Though I have spent more than a decade helping others find what it means to be Agile in their context, it has never been religious for me. I have always viewed the Agile Manifesto as a series of recommendations in a snapshot in time in which the software industry was being disrupted.

These recommendations could be applied to help the organizations in which the signatories worked remain competitive in a rapidly changing world. The idea of #BecomingAgile was not view these statements and principles as binary, but to consider how the recommendations may best be applied to context in the pursuit of a better way of working in the journey to greater customer satisfaction and employee engagement.

Wherever an organization started was the right place for them. However the organization could best apply the principles to context was right for them at that time. The world has changed dramatically since 2001, but the problems facing business are the same as what was faced by the signatories of the manifesto as that time. Disruption in business is everywhere and if organizations do not change the way they approach strategy, products, customers, and people they will cease to exist.

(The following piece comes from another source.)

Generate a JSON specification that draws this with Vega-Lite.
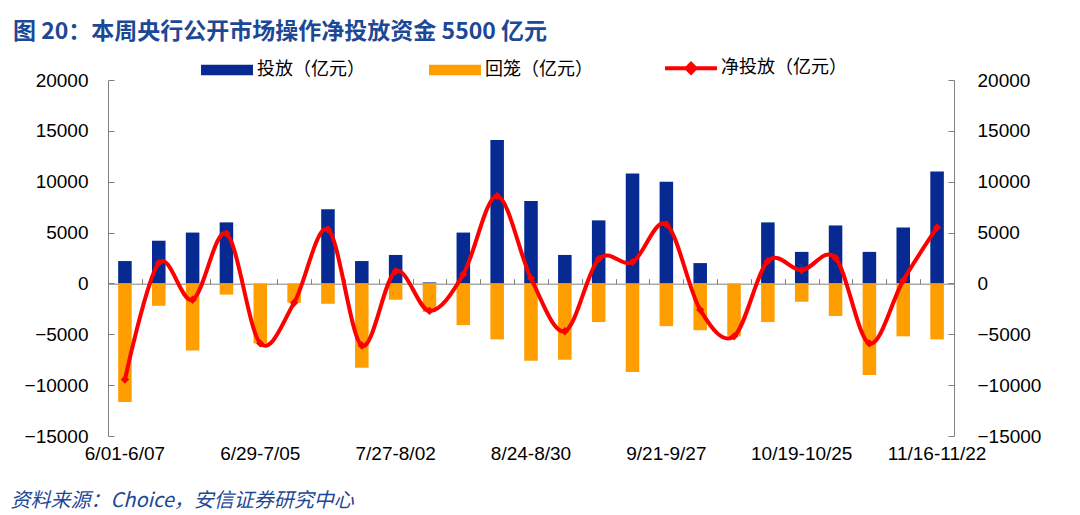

The problems may be different, but the solutions are the same. When we apply the manifesto to 2020 context, we can all be better by embracing the manifesto and principles to help our organizations thrive in the post-digital economy.

There are many who violently disagree with me. There are many who view Agility as an absolute. They, as I, are entitled to their opinion. I do my best to root my opinions in philosophy. To best understand my perspective, I leave you with the following words from Epictetus and an interpretation from Ryan Holiday. Your perspective is your own. This perspective is simply my viewpoint.

"Show me someone sick and happy, in danger and happy, dying and happy, exiled and happy, disgraced and happy. Show me! By God, how much I'd like to see a Stoic. But since you can't show me someone that perfectly formed, at least show me someone actively forming themselves so, inclined in this way...Show me!"
- Epictetus, Discourses, 2.19.4-25a, 28 
Instead of seeing philosophy as an end to which one aspires, see it as something one applies. Not occasionally, but over the course of a life - making incremental progress along the way. Sustained execution, not shapeless epiphanies.  Epictetus loved to shake his students out of their smug satisfaction with their own progress. He wanted to remind them - and now you - of the constant work and serious training needed every day if we are ever to approach that perfect form. It's important for us to remember in our own journey to self-improvement: one never arrives. The sage - the perfect Stoic who behaves perfectly in every situation - is an ideal, not an end.